One state that would welcome help in plugging old wells is Pennsylvania, where oil drilling began with the Drake well in 1859, a spokesman for the state's Department of Environmental Protection, or DEP, said. "There are currently over 8,000 unplugged or inadequately plugged wells on Pennsylvania's official books, over 1,000 more in the process of being evaluated as a result of recent company bankruptcies, and possibly hundreds of thousands more that are unaccounted for based on peer-reviewed literature," DEP spokesman Neil Shader said. "The question of plugging wells has often been an issue of a lack of resources for DEP; we have the expertise to plug the wells, just not the resources."

The good news, according to Shader and the report's authors, is that the bulk of older wells are shallow and simple, and plugging them should be relatively inexpensive.

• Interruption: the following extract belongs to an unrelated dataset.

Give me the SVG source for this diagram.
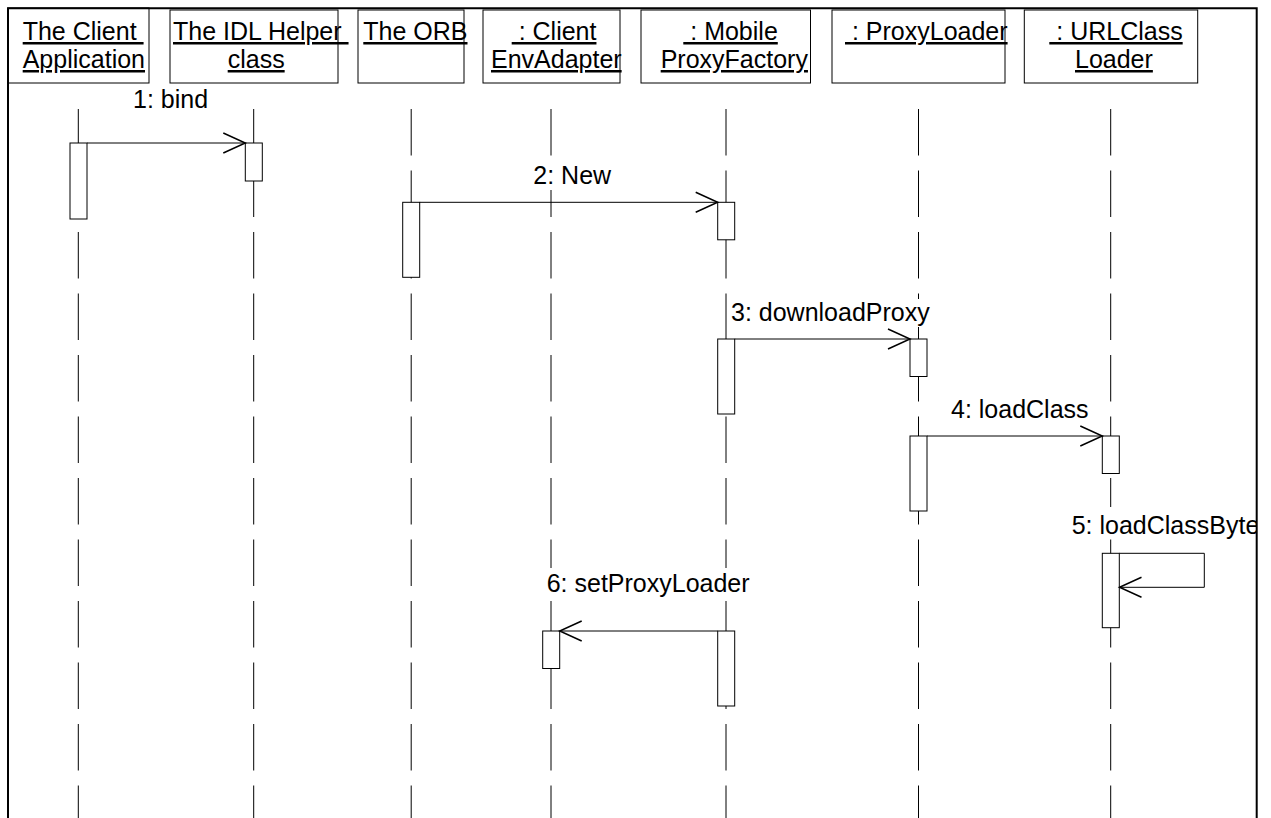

Not all wells will be low-hanging fruit, the report cautioned. For example, plugging wells near groundwater sources and restoring the surface to contemporary standards can be a complex and expensive undertaking. The Columbia report estimates that plugging the 56,600 known orphaned wells will cost between $1.4 billion and $2.7 billion. To find and plug another 500,000 wells could cost between $12 billion and $24 billion and employ up to 120,000 workers, the report said.

A secondary effect of plugging these wells will be a cut in methane emissions, the authors noted. The U.S. Environmental Protection Agency estimates that unplugged and abandoned wells in the U.S. emit, on average, 280,000 metric tons of methane per year, the carbon dioxide-equivalent of 2.1 million passenger cars, the report said.